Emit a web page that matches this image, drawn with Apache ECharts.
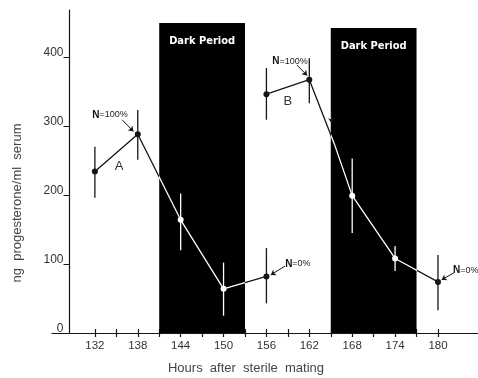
<!DOCTYPE html>
<html>
<head>
<meta charset="utf-8">
<script src="https://cdn.jsdelivr.net/npm/echarts@6/dist/echarts.min.js"></script>
<style>
html,body{margin:0;padding:0;background:#fff;}
#c{width:478px;height:378px;}
</style>
</head>
<body>
<div id="c"></div>
<script>
// ---- data ----
const hoursA = [132, 138, 144, 150, 156];
const meanA  = [234, 288, 164, 64, 82];
const lowA   = [196, 251, 120, 25, 43];
const highA  = [270, 323, 202, 102, 123];

const hoursB = [156, 162, 168, 174, 180];
const meanB  = [346, 367, 199, 108, 74];
const lowB   = [309, 333, 145, 90, 33];
const highB  = [384, 398, 253, 126, 113];
const kinkB  = [165.5, 274];   // bend of curve B at onset of darkness

const darkPeriods = [[141, 153], [165, 177]];
const darkTops = [449, 442];
const darkLabel = 'Dark Period';

const xTickValues  = [132,135,138,141,144,147,150,153,156,159,162,165,168,171,174,177,180];
const xLabelValues = [132,138,144,150,156,162,168,174,180];
const yTickValues  = [0,100,200,300,400];

const xTitle = 'Hours  after  sterile  mating';
const yTitle = 'ng  progesterone/ml  serum';

// annotations: [x, y, text]
const annoTexts = [
  [134.1, 316, '{b|N}=100%'],
  [159.3, 394, '{b|N}=100%'],
  [160.4, 100, '{b|N}=0%'],
  [183.9, 91, '{b|N}=0%'],
  [135.4, 242, 'A'],
  [159.0, 335, 'B']
];
// arrows: [x1,y1,x2,y2]
const annoArrows = [
  [135.8, 309, 137.4, 292],
  [160.3, 388, 161.7, 373],
  [158.6, 97, 156.6, 84],
  [182.2, 87, 180.5, 77],
  [165.1, 320, 165.1, 304]
];

// ---- build ----
const inDark = x => darkPeriods.some(p => x > p[0] && x < p[1]);
const lineA = hoursA.map((h, i) => [h, meanA[i]]);
const lineB = [[hoursB[0], meanB[0]], [hoursB[1], meanB[1]],
  {value: kinkB, symbol: 'none'},
  ...hoursB.slice(2).map((h, i) => [h, meanB[i + 2]])];
const errData = hoursA.map((h, i) => [h, lowA[i], highA[i]])
  .concat(hoursB.map((h, i) => [h, lowB[i], highB[i]]));

const FONT = "'Liberation Sans', Arial, sans-serif";
const INK = '#151515';

const chart = echarts.init(document.getElementById('c'), null, {renderer: 'canvas'});
const option = {
  backgroundColor: '#fff',
  animation: false,
  grid: {left: 52, right: 0, top: 10, bottom: 45, containLabel: false},
  xAxis: [{
    type: 'value', min: 126, max: 185.6,
    axisLine: {lineStyle: {color: INK, width: 1.2}},
    splitLine: {show: false},
    axisTick: {show: true, length: 4, customValues: xTickValues, lineStyle: {color: INK, width: 1.2}},
    axisLabel: {customValues: xLabelValues, margin: 7, color: '#333', fontSize: 11.5, fontFamily: FONT}
  }, {
    type: 'value', min: 126, max: 185.6, position: 'bottom',
    axisLine: {show: false},
    splitLine: {show: false},
    axisTick: {show: true, inside: true, length: 4, customValues: xTickValues, lineStyle: {color: INK, width: 1.2}},
    axisLabel: {show: false}
  }],
  yAxis: {
    type: 'value', min: 0, max: 468, offset: -17.5,
    axisLine: {show: true, lineStyle: {color: INK, width: 1.2}},
    splitLine: {show: false},
    axisTick: {show: true, length: 6, customValues: yTickValues, lineStyle: {color: INK, width: 1}},
    axisLabel: {customValues: yTickValues, margin: 6, color: '#333', fontSize: 12, fontFamily: FONT,
      verticalAlign: 'bottom', lineHeight: 8}
  },
  visualMap: {
    type: 'piecewise', show: false, dimension: 0, seriesIndex: [1, 2],
    pieces: darkPeriods.map(p => ({gt: p[0], lt: p[1], color: '#ffffff'})),
    outOfRange: {color: INK}
  },
  graphic: [
    {type: 'text', x: 17, y: 203, rotation: Math.PI / 2,
      style: {text: yTitle, fill: '#444', font: "13px 'Liberation Sans', Arial, sans-serif",
        textAlign: 'center', textVerticalAlign: 'middle'}},
    {type: 'text', x: 246, y: 368,
      style: {text: xTitle, fill: '#444', font: "13px 'Liberation Sans', Arial, sans-serif",
        textAlign: 'center', textVerticalAlign: 'middle'}}
  ],
  series: [
    {
      type: 'line', data: [], z: 1, silent: true,
      markArea: {
        silent: true,
        itemStyle: {color: '#000', opacity: 1},
        label: {show: true, position: 'insideTop', distance: 13, color: '#fff',
          fontFamily: "'Liberation Sans Narrow', 'DejaVu Sans Condensed', sans-serif",
          fontWeight: 'bold', fontSize: 11},
        data: darkPeriods.map((p, i) => [{name: darkLabel, coord: [p[0], 0]}, {coord: [p[1], darkTops[i]]}])
      }
    },
    {
      type: 'line', name: 'A', data: lineA, z: 4,
      symbol: 'circle', symbolSize: 6, showSymbol: true,
      lineStyle: {width: 1.3},
      markPoint: {
        symbol: 'rect', symbolSize: 1, itemStyle: {color: 'transparent'},
        label: {show: true, position: 'inside', color: '#222', fontFamily: FONT, fontSize: 9,
          rich: {b: {fontWeight: 'bold', fontSize: 10, color: '#111'}}},
        data: annoTexts.map(a => ({coord: [a[0], a[1]], value: a[2],
          label: a[2].length === 1 ? {fontSize: 13, color: '#333', formatter: a[2]} : {formatter: a[2]}}))
      },
      markLine: {
        silent: true, symbol: ['none', 'arrow'], symbolSize: 5,
        lineStyle: {color: INK, width: 1, type: 'solid'},
        label: {show: false},
        data: annoArrows.map(a => [{coord: [a[0], a[1]]}, {coord: [a[2], a[3]]}])
      }
    },
    {
      type: 'line', name: 'B', data: lineB, z: 4,
      symbol: 'circle', symbolSize: 6, showSymbol: true,
      lineStyle: {width: 1.3}
    },
    {
      type: 'custom', name: 'err', z: 3, data: errData,
      renderItem: function (params, api) {
        const x = api.value(0);
        const p1 = api.coord([x, api.value(1)]);
        const p2 = api.coord([x, api.value(2)]);
        return {type: 'line', shape: {x1: p1[0], y1: p1[1], x2: p2[0], y2: p2[1]},
          style: {stroke: inDark(x) ? '#fff' : INK, lineWidth: 1.3}};
      }
    }
  ]
};
chart.setOption(option);
</script>
</body>
</html>
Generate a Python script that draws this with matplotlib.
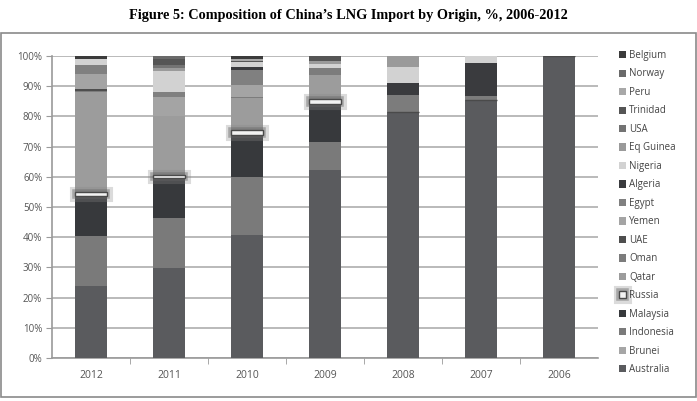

**Instruction**
Leave out the pictures and repeat everything else in the records exactly.

**Complete output**
Emit a web page that matches this image, drawn with Apache ECharts.
<!DOCTYPE html>
<html>
<head>
<meta charset="utf-8">
<script src="https://cdn.jsdelivr.net/npm/echarts@6/dist/echarts.min.js"></script>
<style>
html,body{margin:0;padding:0;background:#fff;}
#c{width:478px;height:378px;}
</style>
</head>
<body>
<div id="c"></div>
<script>
// ---- data ----
const hoursA = [132, 138, 144, 150, 156];
const meanA  = [234, 288, 164, 64, 82];
const lowA   = [196, 251, 120, 25, 43];
const highA  = [270, 323, 202, 102, 123];

const hoursB = [156, 162, 168, 174, 180];
const meanB  = [346, 367, 199, 108, 74];
const lowB   = [309, 333, 145, 90, 33];
const highB  = [384, 398, 253, 126, 113];
const kinkB  = [165.5, 274];   // bend of curve B at onset of darkness

const darkPeriods = [[141, 153], [165, 177]];
const darkTops = [449, 442];
const darkLabel = 'Dark Period';

const xTickValues  = [132,135,138,141,144,147,150,153,156,159,162,165,168,171,174,177,180];
const xLabelValues = [132,138,144,150,156,162,168,174,180];
const yTickValues  = [0,100,200,300,400];

const xTitle = 'Hours  after  sterile  mating';
const yTitle = 'ng  progesterone/ml  serum';

// annotations: [x, y, text]
const annoTexts = [
  [134.1, 316, '{b|N}=100%'],
  [159.3, 394, '{b|N}=100%'],
  [160.4, 100, '{b|N}=0%'],
  [183.9, 91, '{b|N}=0%'],
  [135.4, 242, 'A'],
  [159.0, 335, 'B']
];
// arrows: [x1,y1,x2,y2]
const annoArrows = [
  [135.8, 309, 137.4, 292],
  [160.3, 388, 161.7, 373],
  [158.6, 97, 156.6, 84],
  [182.2, 87, 180.5, 77],
  [165.1, 320, 165.1, 304]
];

// ---- build ----
const inDark = x => darkPeriods.some(p => x > p[0] && x < p[1]);
const lineA = hoursA.map((h, i) => [h, meanA[i]]);
const lineB = [[hoursB[0], meanB[0]], [hoursB[1], meanB[1]],
  {value: kinkB, symbol: 'none'},
  ...hoursB.slice(2).map((h, i) => [h, meanB[i + 2]])];
const errData = hoursA.map((h, i) => [h, lowA[i], highA[i]])
  .concat(hoursB.map((h, i) => [h, lowB[i], highB[i]]));

const FONT = "'Liberation Sans', Arial, sans-serif";
const INK = '#151515';

const chart = echarts.init(document.getElementById('c'), null, {renderer: 'canvas'});
const option = {
  backgroundColor: '#fff',
  animation: false,
  grid: {left: 52, right: 0, top: 10, bottom: 45, containLabel: false},
  xAxis: [{
    type: 'value', min: 126, max: 185.6,
    axisLine: {lineStyle: {color: INK, width: 1.2}},
    splitLine: {show: false},
    axisTick: {show: true, length: 4, customValues: xTickValues, lineStyle: {color: INK, width: 1.2}},
    axisLabel: {customValues: xLabelValues, margin: 7, color: '#333', fontSize: 11.5, fontFamily: FONT}
  }, {
    type: 'value', min: 126, max: 185.6, position: 'bottom',
    axisLine: {show: false},
    splitLine: {show: false},
    axisTick: {show: true, inside: true, length: 4, customValues: xTickValues, lineStyle: {color: INK, width: 1.2}},
    axisLabel: {show: false}
  }],
  yAxis: {
    type: 'value', min: 0, max: 468, offset: -17.5,
    axisLine: {show: true, lineStyle: {color: INK, width: 1.2}},
    splitLine: {show: false},
    axisTick: {show: true, length: 6, customValues: yTickValues, lineStyle: {color: INK, width: 1}},
    axisLabel: {customValues: yTickValues, margin: 6, color: '#333', fontSize: 12, fontFamily: FONT,
      verticalAlign: 'bottom', lineHeight: 8}
  },
  visualMap: {
    type: 'piecewise', show: false, dimension: 0, seriesIndex: [1, 2],
    pieces: darkPeriods.map(p => ({gt: p[0], lt: p[1], color: '#ffffff'})),
    outOfRange: {color: INK}
  },
  graphic: [
    {type: 'text', x: 17, y: 203, rotation: Math.PI / 2,
      style: {text: yTitle, fill: '#444', font: "13px 'Liberation Sans', Arial, sans-serif",
        textAlign: 'center', textVerticalAlign: 'middle'}},
    {type: 'text', x: 246, y: 368,
      style: {text: xTitle, fill: '#444', font: "13px 'Liberation Sans', Arial, sans-serif",
        textAlign: 'center', textVerticalAlign: 'middle'}}
  ],
  series: [
    {
      type: 'line', data: [], z: 1, silent: true,
      markArea: {
        silent: true,
        itemStyle: {color: '#000', opacity: 1},
        label: {show: true, position: 'insideTop', distance: 13, color: '#fff',
          fontFamily: "'Liberation Sans Narrow', 'DejaVu Sans Condensed', sans-serif",
          fontWeight: 'bold', fontSize: 11},
        data: darkPeriods.map((p, i) => [{name: darkLabel, coord: [p[0], 0]}, {coord: [p[1], darkTops[i]]}])
      }
    },
    {
      type: 'line', name: 'A', data: lineA, z: 4,
      symbol: 'circle', symbolSize: 6, showSymbol: true,
      lineStyle: {width: 1.3},
      markPoint: {
        symbol: 'rect', symbolSize: 1, itemStyle: {color: 'transparent'},
        label: {show: true, position: 'inside', color: '#222', fontFamily: FONT, fontSize: 9,
          rich: {b: {fontWeight: 'bold', fontSize: 10, color: '#111'}}},
        data: annoTexts.map(a => ({coord: [a[0], a[1]], value: a[2],
          label: a[2].length === 1 ? {fontSize: 13, color: '#333', formatter: a[2]} : {formatter: a[2]}}))
      },
      markLine: {
        silent: true, symbol: ['none', 'arrow'], symbolSize: 5,
        lineStyle: {color: INK, width: 1, type: 'solid'},
        label: {show: false},
        data: annoArrows.map(a => [{coord: [a[0], a[1]]}, {coord: [a[2], a[3]]}])
      }
    },
    {
      type: 'line', name: 'B', data: lineB, z: 4,
      symbol: 'circle', symbolSize: 6, showSymbol: true,
      lineStyle: {width: 1.3}
    },
    {
      type: 'custom', name: 'err', z: 3, data: errData,
      renderItem: function (params, api) {
        const x = api.value(0);
        const p1 = api.coord([x, api.value(1)]);
        const p2 = api.coord([x, api.value(2)]);
        return {type: 'line', shape: {x1: p1[0], y1: p1[1], x2: p2[0], y2: p2[1]},
          style: {stroke: inDark(x) ? '#fff' : INK, lineWidth: 1.3}};
      }
    }
  ]
};
chart.setOption(option);
</script>
</body>
</html>
Generate a Python script that draws this with matplotlib.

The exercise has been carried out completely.